◆ Set exercise
For each line of the data below that holds "this", copy the line.

(Code that draws figures)
....
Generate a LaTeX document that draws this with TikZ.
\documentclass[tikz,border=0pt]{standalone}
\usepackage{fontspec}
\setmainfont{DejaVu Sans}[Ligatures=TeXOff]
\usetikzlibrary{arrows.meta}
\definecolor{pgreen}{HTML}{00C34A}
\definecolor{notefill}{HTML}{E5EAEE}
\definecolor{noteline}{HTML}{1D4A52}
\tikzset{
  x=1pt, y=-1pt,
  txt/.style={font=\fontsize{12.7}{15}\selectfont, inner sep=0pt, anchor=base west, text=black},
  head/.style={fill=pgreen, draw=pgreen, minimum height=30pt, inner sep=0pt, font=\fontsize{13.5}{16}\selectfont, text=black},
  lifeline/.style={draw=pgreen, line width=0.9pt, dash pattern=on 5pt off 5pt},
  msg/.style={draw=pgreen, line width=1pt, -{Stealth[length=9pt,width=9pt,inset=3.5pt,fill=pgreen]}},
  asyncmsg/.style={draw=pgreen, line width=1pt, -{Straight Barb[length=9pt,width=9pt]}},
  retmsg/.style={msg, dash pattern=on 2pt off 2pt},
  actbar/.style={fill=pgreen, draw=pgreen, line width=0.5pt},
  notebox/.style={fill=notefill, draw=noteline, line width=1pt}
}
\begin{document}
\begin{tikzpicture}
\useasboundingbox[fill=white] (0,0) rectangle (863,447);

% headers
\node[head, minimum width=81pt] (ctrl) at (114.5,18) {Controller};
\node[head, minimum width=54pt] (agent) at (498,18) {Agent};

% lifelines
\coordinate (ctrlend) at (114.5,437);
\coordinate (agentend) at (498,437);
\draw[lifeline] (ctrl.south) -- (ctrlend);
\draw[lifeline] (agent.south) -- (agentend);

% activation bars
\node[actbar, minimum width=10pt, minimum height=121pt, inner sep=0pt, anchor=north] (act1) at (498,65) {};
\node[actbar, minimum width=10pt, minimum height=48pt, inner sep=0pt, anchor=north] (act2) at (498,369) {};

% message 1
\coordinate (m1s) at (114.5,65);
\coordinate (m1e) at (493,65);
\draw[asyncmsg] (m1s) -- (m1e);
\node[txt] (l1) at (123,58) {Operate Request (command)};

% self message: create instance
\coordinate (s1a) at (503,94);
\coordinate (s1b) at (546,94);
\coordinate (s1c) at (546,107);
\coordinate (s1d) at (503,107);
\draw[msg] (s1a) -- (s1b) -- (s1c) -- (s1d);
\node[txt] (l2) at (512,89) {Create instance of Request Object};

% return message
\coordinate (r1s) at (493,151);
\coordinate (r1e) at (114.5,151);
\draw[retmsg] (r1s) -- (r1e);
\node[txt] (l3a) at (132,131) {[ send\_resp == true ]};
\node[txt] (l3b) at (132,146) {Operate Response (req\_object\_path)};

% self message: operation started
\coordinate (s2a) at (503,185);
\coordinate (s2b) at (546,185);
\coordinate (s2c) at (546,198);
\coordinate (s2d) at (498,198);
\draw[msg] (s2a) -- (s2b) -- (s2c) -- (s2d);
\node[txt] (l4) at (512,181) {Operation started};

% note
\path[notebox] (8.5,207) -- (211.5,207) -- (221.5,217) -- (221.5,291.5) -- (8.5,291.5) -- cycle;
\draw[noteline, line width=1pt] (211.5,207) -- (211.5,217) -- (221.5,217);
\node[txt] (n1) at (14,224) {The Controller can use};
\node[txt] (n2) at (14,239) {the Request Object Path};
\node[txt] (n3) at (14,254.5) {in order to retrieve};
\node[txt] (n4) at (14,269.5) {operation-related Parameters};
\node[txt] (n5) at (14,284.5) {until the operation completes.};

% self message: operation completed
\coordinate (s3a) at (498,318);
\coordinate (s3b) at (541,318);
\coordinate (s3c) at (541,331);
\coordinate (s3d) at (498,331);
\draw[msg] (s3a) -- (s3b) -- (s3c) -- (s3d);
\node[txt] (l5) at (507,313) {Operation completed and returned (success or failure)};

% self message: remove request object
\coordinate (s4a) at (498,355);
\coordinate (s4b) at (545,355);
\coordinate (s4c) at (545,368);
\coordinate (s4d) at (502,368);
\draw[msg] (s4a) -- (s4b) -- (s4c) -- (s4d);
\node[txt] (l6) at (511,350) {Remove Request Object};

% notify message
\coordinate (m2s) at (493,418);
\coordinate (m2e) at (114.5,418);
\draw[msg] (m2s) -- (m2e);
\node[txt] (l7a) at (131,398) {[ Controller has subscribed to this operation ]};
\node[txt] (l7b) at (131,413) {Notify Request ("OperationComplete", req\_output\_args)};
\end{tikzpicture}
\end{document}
....
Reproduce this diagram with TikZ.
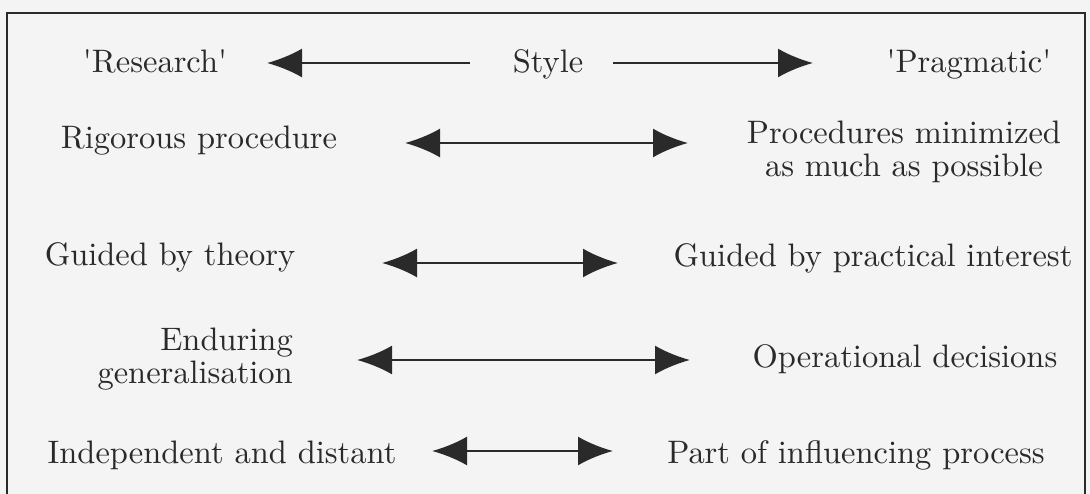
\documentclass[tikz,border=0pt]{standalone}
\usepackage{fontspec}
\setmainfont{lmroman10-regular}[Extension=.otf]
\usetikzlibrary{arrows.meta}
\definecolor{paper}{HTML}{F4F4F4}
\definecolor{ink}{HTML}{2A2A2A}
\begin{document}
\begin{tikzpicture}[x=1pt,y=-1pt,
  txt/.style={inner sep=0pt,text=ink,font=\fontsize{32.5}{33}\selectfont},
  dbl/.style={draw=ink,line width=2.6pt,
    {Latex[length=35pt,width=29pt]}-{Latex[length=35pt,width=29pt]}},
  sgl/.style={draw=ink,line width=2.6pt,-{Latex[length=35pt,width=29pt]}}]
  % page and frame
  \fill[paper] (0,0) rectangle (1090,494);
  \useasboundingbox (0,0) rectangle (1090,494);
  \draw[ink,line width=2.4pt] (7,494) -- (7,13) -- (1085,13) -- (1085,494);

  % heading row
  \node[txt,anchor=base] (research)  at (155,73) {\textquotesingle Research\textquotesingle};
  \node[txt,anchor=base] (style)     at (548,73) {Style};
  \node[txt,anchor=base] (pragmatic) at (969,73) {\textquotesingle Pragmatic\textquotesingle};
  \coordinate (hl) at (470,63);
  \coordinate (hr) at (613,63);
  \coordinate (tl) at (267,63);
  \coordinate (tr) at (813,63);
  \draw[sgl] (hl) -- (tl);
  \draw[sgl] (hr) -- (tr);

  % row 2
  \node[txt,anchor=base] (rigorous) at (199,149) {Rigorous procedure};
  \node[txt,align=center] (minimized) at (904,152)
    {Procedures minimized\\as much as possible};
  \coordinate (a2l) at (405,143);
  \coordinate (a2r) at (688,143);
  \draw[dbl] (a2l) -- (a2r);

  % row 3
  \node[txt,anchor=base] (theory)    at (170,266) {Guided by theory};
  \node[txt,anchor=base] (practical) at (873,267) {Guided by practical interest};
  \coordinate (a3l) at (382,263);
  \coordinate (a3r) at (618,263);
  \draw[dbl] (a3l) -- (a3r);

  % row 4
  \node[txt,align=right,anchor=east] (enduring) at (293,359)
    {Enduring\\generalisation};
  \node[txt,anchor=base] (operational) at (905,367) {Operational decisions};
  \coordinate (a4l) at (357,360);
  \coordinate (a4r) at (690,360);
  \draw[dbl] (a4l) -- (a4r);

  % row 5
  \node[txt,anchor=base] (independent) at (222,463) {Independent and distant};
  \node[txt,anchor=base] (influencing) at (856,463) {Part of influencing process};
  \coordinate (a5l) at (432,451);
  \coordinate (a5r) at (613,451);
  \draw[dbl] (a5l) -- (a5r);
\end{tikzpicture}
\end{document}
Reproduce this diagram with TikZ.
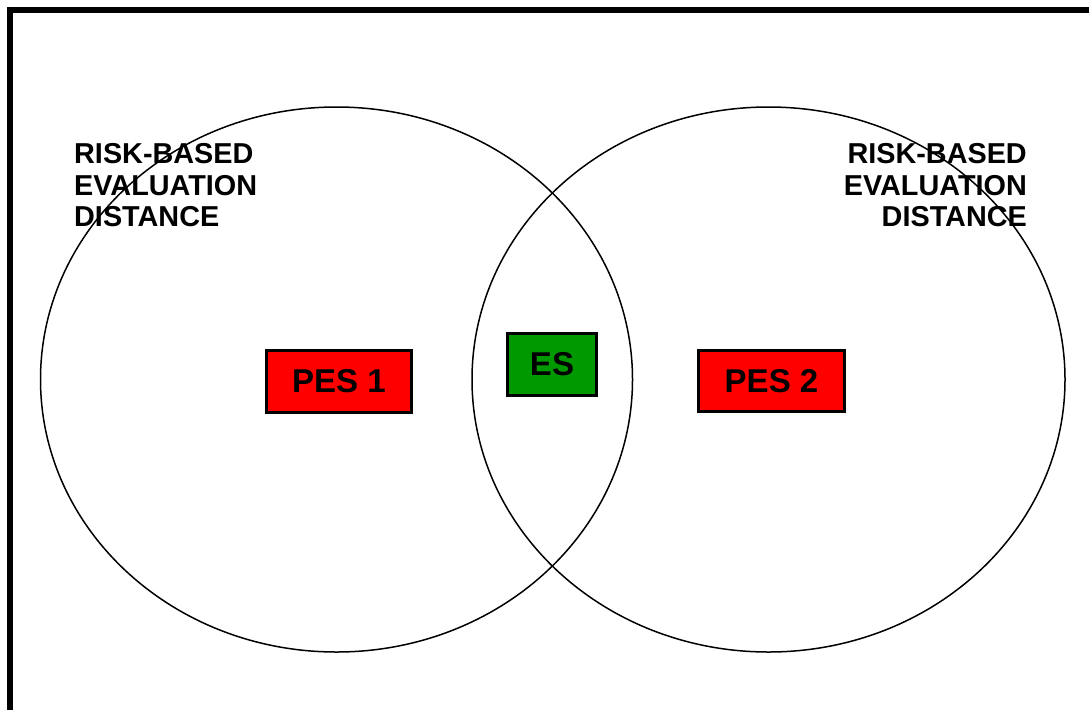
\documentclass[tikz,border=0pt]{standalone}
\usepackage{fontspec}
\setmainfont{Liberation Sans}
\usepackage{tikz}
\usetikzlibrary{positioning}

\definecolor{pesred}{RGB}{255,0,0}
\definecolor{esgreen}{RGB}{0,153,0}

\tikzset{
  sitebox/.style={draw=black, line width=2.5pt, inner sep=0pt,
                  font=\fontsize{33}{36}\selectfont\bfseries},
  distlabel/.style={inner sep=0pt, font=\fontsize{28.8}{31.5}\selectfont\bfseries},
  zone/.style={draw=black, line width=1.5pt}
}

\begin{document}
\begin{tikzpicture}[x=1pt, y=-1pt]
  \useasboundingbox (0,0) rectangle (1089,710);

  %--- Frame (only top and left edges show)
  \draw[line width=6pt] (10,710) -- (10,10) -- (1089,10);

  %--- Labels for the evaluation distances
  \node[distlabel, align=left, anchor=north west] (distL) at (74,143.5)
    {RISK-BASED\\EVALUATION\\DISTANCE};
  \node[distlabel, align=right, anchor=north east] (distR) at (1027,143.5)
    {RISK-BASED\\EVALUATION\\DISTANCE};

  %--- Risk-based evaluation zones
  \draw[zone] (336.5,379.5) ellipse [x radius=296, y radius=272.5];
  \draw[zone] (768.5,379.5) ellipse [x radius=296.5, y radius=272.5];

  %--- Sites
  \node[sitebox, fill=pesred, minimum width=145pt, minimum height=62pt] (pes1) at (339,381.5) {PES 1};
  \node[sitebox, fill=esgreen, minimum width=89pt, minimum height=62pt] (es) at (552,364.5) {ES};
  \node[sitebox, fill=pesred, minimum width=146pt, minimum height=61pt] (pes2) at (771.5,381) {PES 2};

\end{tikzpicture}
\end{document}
....
◆ Exercise result
Generate a LaTeX document that draws this with TikZ.
\node[txt] (l7a) at (131,398) {[ Controller has subscribed to this operation ]};
Reproduce this diagram with TikZ.
Reproduce this diagram with TikZ.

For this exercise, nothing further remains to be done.